Given task
Up to and including the line with "e_pl2_985 = [0.11,0.11,0.11,0.12,0.10,0.11,0.11,0.11,0.11,0.10];", write out the listing from its first line, minus the pictures.

=-=-=

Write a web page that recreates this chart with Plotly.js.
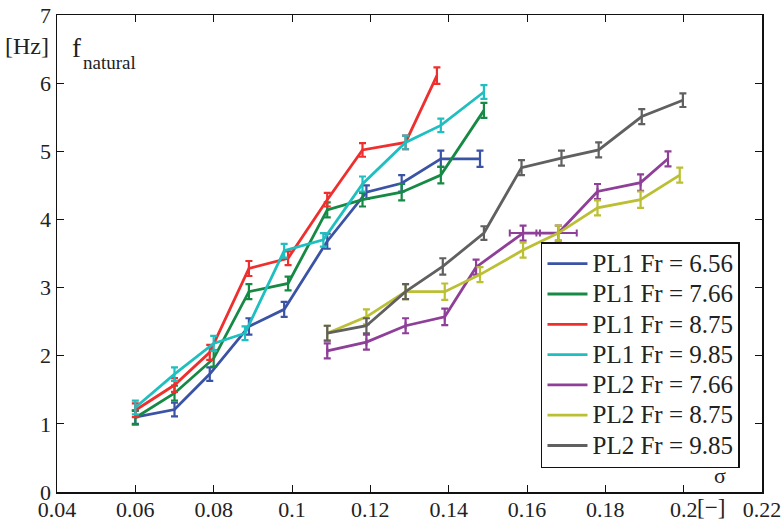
<!DOCTYPE html>
<html>
<head>
<meta charset="utf-8">
<script src="https://cdn.plot.ly/plotly-3.0.1.min.js"></script>
<style>html,body{margin:0;padding:0;background:#fff;}#chart{width:782px;height:525px;}</style>
</head>
<body>
<div id="chart"></div>
<script>
// ---- data ----
const seriesNames = ["PL1 Fr = 6.56","PL1 Fr = 7.66","PL1 Fr = 8.75","PL1 Fr = 9.85","PL2 Fr = 7.66","PL2 Fr = 8.75","PL2 Fr = 9.85"];

const x_pl1_656 = [0.060,0.070,0.079,0.089,0.098,0.109,0.119,0.128,0.138,0.148];
const y_pl1_656 = [1.10,1.21,1.73,2.43,2.68,3.68,4.40,4.53,4.89,4.89];
const e_pl1_656 = [0.10,0.10,0.10,0.12,0.11,0.11,0.10,0.12,0.12,0.12];

const x_pl1_766 = [0.060,0.070,0.080,0.089,0.099,0.109,0.118,0.128,0.138,0.149];
const y_pl1_766 = [1.09,1.45,1.96,2.94,3.06,4.14,4.29,4.40,4.65,5.60];
const e_pl1_766 = [0.10,0.11,0.12,0.11,0.10,0.11,0.10,0.12,0.12,0.11];

const x_pl1_875 = [0.060,0.070,0.079,0.089,0.099,0.109,0.118,0.129,0.137];
const y_pl1_875 = [1.20,1.57,2.05,3.28,3.43,4.29,5.02,5.13,6.11];
const e_pl1_875 = [0.10,0.10,0.11,0.11,0.10,0.10,0.10,0.10,0.12];

const x_pl1_985 = [0.060,0.070,0.080,0.088,0.098,0.108,0.118,0.129,0.138,0.149];
const y_pl1_985 = [1.24,1.73,2.18,2.33,3.54,3.70,4.52,5.13,5.38,5.87];
const e_pl1_985 = [0.10,0.10,0.11,0.10,0.10,0.10,0.11,0.10,0.10,0.10];

const x_pl2_766 = [0.109,0.119,0.129,0.139,0.147,0.159,0.168,0.178,0.189,0.196];
const y_pl2_766 = [2.07,2.20,2.44,2.57,3.30,3.80,3.80,4.41,4.54,4.89];
const e_pl2_766 = [0.11,0.11,0.11,0.12,0.11,0.11,0.11,0.11,0.12,0.11];
const ex_pl2_766 = [0,0,0,0,0,0.0034,0.0047,0,0,0];

const x_pl2_875 = [0.109,0.119,0.129,0.139,0.148,0.159,0.168,0.178,0.189,0.199];
const y_pl2_875 = [2.33,2.57,2.94,2.94,3.19,3.55,3.80,4.17,4.29,4.65];
const e_pl2_875 = [0.11,0.11,0.11,0.12,0.11,0.11,0.11,0.11,0.12,0.11];

const x_pl2_985 = [0.109,0.119,0.129,0.1385,0.149,0.1586,0.1688,0.1783,0.1893,0.1998];
const y_pl2_985 = [2.33,2.44,2.94,3.31,3.80,4.76,4.90,5.02,5.51,5.75];
const e_pl2_985 = [0.11,0.11,0.11,0.12,0.10,0.11,0.11,0.11,0.11,0.10];

const xTicks = [0.04,0.06,0.08,0.1,0.12,0.14,0.16,0.18,0.2,0.22];
const xTickText = ["0.04","0.06","0.08","0.1","0.12","0.14","0.16","0.18","0.2","0.22"];
const yTicks = [0,1,2,3,4,5,6,7];

const colors = ["#3A53A4","#168A45","#EE2F2E","#1FBFC0","#8E3F98","#BBBF33","#606060"];

const allX = [x_pl1_656,x_pl1_766,x_pl1_875,x_pl1_985,x_pl2_766,x_pl2_875,x_pl2_985];
const allY = [y_pl1_656,y_pl1_766,y_pl1_875,y_pl1_985,y_pl2_766,y_pl2_875,y_pl2_985];
const allE = [e_pl1_656,e_pl1_766,e_pl1_875,e_pl1_985,e_pl2_766,e_pl2_875,e_pl2_985];

const traces = seriesNames.map((n,i)=>{
  const t = {
    type:'scatter', mode:'lines',
    name:'<span style="font-size:25px">'+n+'</span>',
    x: allX[i], y: allY[i],
    line:{color:colors[i], width:2.8},
    error_y:{type:'data', array: allE[i], visible:true, color:colors[i], thickness:2.2, width:3.5}
  };
  if (i===4) {
    t.error_x = {type:'data', array: ex_pl2_766, visible:true, color:colors[i], thickness:2, width:3.5};
  }
  return t;
});

const serif = "'Liberation Serif', 'Times New Roman', Times, serif";

const layout = {
  width:782, height:525,
  margin:{l:57, r:20, t:15, b:33},
  paper_bgcolor:'#fff', plot_bgcolor:'#fff',
  font:{family:serif, size:20, color:'#222'},
  showlegend:true,
  legend:{
    x:0.6865, y:0.524, xanchor:'left', yanchor:'top',
    bgcolor:'#fff', bordercolor:'#111', borderwidth:1.5,
    font:{family:serif, size:21, color:'#222'},
    traceorder:'normal', itemwidth:40
  },
  xaxis:{
    range:[0.04,0.22], tickvals:xTicks, ticktext:xTickText,
    showline:true, linecolor:'#111', linewidth:1.5, mirror:'ticks',
    ticks:'inside', ticklen:7, tickcolor:'#111', tickwidth:1,
    showgrid:false, zeroline:false, ticklabelstandoff:-3,
    tickfont:{family:serif, size:22, color:'#222'}
  },
  yaxis:{
    range:[0,7], tickvals:yTicks,
    showline:true, linecolor:'#111', linewidth:1.5, mirror:'ticks',
    ticks:'inside', ticklen:7, tickcolor:'#111', tickwidth:1,
    showgrid:false, zeroline:false,
    tickfont:{family:serif, size:22, color:'#222'}
  },
  annotations:[
    {xref:'paper', yref:'paper', x:-0.076, y:0.935, text:'[Hz]', showarrow:false, xanchor:'left', yanchor:'middle', font:{family:serif, size:24, color:'#222'}},
    {xref:'paper', yref:'paper', x:0.018, y:0.93, text:'f', showarrow:false, xanchor:'left', yanchor:'middle', font:{family:serif, size:27, color:'#222'}},
    {xref:'paper', yref:'paper', x:0.034, y:0.9, text:'natural', showarrow:false, xanchor:'left', yanchor:'middle', font:{family:serif, size:19, color:'#222'}},
    {xref:'paper', yref:'paper', x:0.929, y:0.034, text:'σ', showarrow:false, xanchor:'left', yanchor:'middle', font:{family:serif, size:22, color:'#222'}},
    {xref:'paper', yref:'paper', x:0.905, y:-0.0335, text:'[−]', showarrow:false, xanchor:'left', yanchor:'middle', font:{family:serif, size:23, color:'#222'}}
  ]
};

Plotly.newPlot('chart', traces, layout, {staticPlot:true, displayModeBar:false});
</script>
</body>
</html>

=-=-=

Completed task
Write a web page that recreates this chart with Plotly.js.
<!DOCTYPE html>
<html>
<head>
<meta charset="utf-8">
<script src="https://cdn.plot.ly/plotly-3.0.1.min.js"></script>
<style>html,body{margin:0;padding:0;background:#fff;}#chart{width:782px;height:525px;}</style>
</head>
<body>
<div id="chart"></div>
<script>
// ---- data ----
const seriesNames = ["PL1 Fr = 6.56","PL1 Fr = 7.66","PL1 Fr = 8.75","PL1 Fr = 9.85","PL2 Fr = 7.66","PL2 Fr = 8.75","PL2 Fr = 9.85"];

const x_pl1_656 = [0.060,0.070,0.079,0.089,0.098,0.109,0.119,0.128,0.138,0.148];
const y_pl1_656 = [1.10,1.21,1.73,2.43,2.68,3.68,4.40,4.53,4.89,4.89];
const e_pl1_656 = [0.10,0.10,0.10,0.12,0.11,0.11,0.10,0.12,0.12,0.12];

const x_pl1_766 = [0.060,0.070,0.080,0.089,0.099,0.109,0.118,0.128,0.138,0.149];
const y_pl1_766 = [1.09,1.45,1.96,2.94,3.06,4.14,4.29,4.40,4.65,5.60];
const e_pl1_766 = [0.10,0.11,0.12,0.11,0.10,0.11,0.10,0.12,0.12,0.11];

const x_pl1_875 = [0.060,0.070,0.079,0.089,0.099,0.109,0.118,0.129,0.137];
const y_pl1_875 = [1.20,1.57,2.05,3.28,3.43,4.29,5.02,5.13,6.11];
const e_pl1_875 = [0.10,0.10,0.11,0.11,0.10,0.10,0.10,0.10,0.12];

const x_pl1_985 = [0.060,0.070,0.080,0.088,0.098,0.108,0.118,0.129,0.138,0.149];
const y_pl1_985 = [1.24,1.73,2.18,2.33,3.54,3.70,4.52,5.13,5.38,5.87];
const e_pl1_985 = [0.10,0.10,0.11,0.10,0.10,0.10,0.11,0.10,0.10,0.10];

const x_pl2_766 = [0.109,0.119,0.129,0.139,0.147,0.159,0.168,0.178,0.189,0.196];
const y_pl2_766 = [2.07,2.20,2.44,2.57,3.30,3.80,3.80,4.41,4.54,4.89];
const e_pl2_766 = [0.11,0.11,0.11,0.12,0.11,0.11,0.11,0.11,0.12,0.11];
const ex_pl2_766 = [0,0,0,0,0,0.0034,0.0047,0,0,0];

const x_pl2_875 = [0.109,0.119,0.129,0.139,0.148,0.159,0.168,0.178,0.189,0.199];
const y_pl2_875 = [2.33,2.57,2.94,2.94,3.19,3.55,3.80,4.17,4.29,4.65];
const e_pl2_875 = [0.11,0.11,0.11,0.12,0.11,0.11,0.11,0.11,0.12,0.11];

const x_pl2_985 = [0.109,0.119,0.129,0.1385,0.149,0.1586,0.1688,0.1783,0.1893,0.1998];
const y_pl2_985 = [2.33,2.44,2.94,3.31,3.80,4.76,4.90,5.02,5.51,5.75];
const e_pl2_985 = [0.11,0.11,0.11,0.12,0.10,0.11,0.11,0.11,0.11,0.10];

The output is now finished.